A pesar de esto, al volver a España, hablé y promoví el conocimiento del país a amigos de los medios y empresarios, no por sus dirigentes, sino por su gente, convencido de que, apostando por la visibilización del país y sus posibilidades, ayudaba a su ciudadanía a avanzar y construir su futuro. Desde aquella cercana y triste fecha de abril, sólo es posible ya que, con la intervención internacional, que se mantiene demasiado tibia, Nicaragua inicie un verdadero proceso de democratización y respeto por la ley y los derechos Humanos que pasa, indefectiblemente, por el cese del gobierno de Ortega y un proceso de transición con garantías, y nuevas elecciones.   

Mientras los voceros gubernamentales se mueven, y claman por el diálogo, ayer mismo fueron asesinados dos jóvenes estudiantes más por las directrices de las fuerzas gubernamentales del presidente Ortega. Hay que sumarlos al medio centenar de jóvenes estudiantes, poetas, y comunicadores muertos o desaparecidos por el momento. Es una extraña manera de promover el diálogo y la paz, como los actos de sus fuerzas quemando medios de comunicación no afines como “Radio Darío”, o amedrentando a corresponsales allá como el amigo periodista Carlos Salinas Maldonado, testigo impertinente de lo que sucede, y que no ceja en enviarnos sus fieles crónicas a costa de jugársela. Yo mismo he sufrido con horror la búsqueda de varios jóvenes amigos poetas, desaparecidos en las refriegas de abril, y, después de dar con ellos, saber cómo han tenido que ocultarse pues se les busca en sus casas y la de sus familiares con nocturnidad alevosa.
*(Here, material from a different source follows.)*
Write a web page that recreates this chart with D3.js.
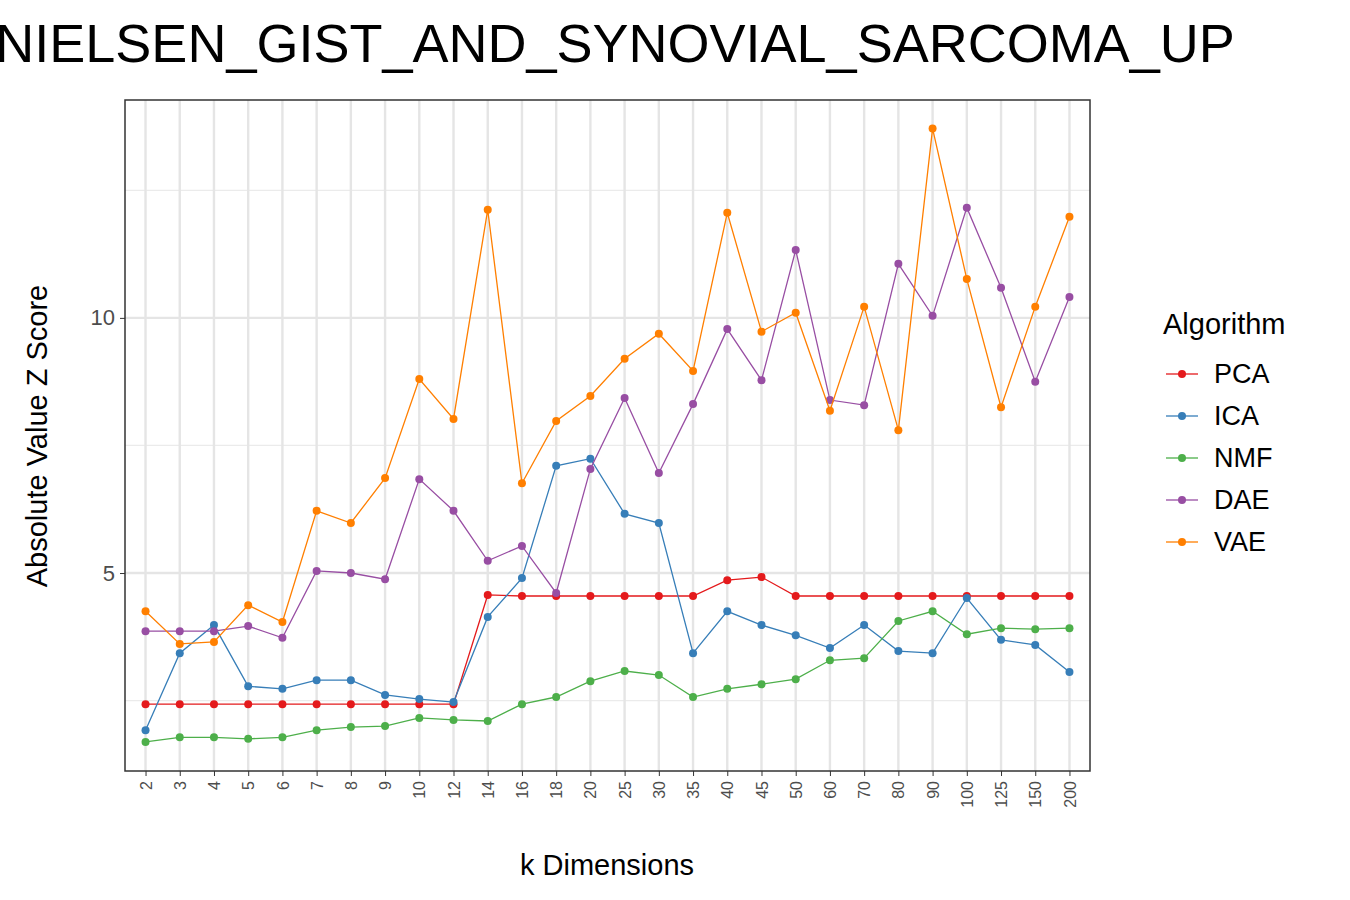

El único diálogo ya posible es el comunicado por parte del señor Daniel Ortega y su esposa y vicepresidenta, Rosario Murillo, del cese total de la violencia contra la ciudadanía, y de su dimisión, instaurando la negociación de un gobierno de personas independientes de su control, hasta el establecimiento de nuevas elecciones. Le sobra a Nicaragua talento e inteligencia, entre sus escritores, científicos, técnicos, deportistas, empresarios y estudiantes, para poder capitanear esta transición en paz. Si alguna vez amó el señor Ortega su país, por cuya libertad luchó, es momento de soltar las cadenas con las que ahora las atenaza. No hay árbol de la vida más importante que la sangre de los jóvenes nicaragüenses, llenos de pasión, de deseos, de talento, de necesidad de hacer de su país uno más grande y mejor, y ya llevan en su haber el matrimonio Ortega-Murillo, más de medio centenar de jóvenes y bullentes vidas que no podrán sumar a esta construcción por culpa de su cerrazón y su violencia.

Ahora se encargan rezos y misas en todo el mundo por la paz en Nicaragua, mientras se sigue deteniendo, encarcelando o asesinando jóvenes nicaragüenses. He recordado la anécdota de la madre de una amiga mía sobre una cuñada beata y malvada suya. La sometía a toda clase de maldades y luego se iba a rezar todos los días y a confesarse. La sufridora le dijo un día: “reza, reza, que Dios y los santos te conocen bien”. Alguien debería hacerle llegar esta aseveración al matrimonio presidencial nicaragüense.  “Si la patria es pequeña, uno grande la sueña”, escribió Rubén Darío sobre su país”. Yo me sumo con sus intelectuales y jóvenes, mis maestros y hermanos a este canto. Este sigue siendo el clamor de Nicaragua, pero no perdonaremos ya ni una sola gota de sangre derramada.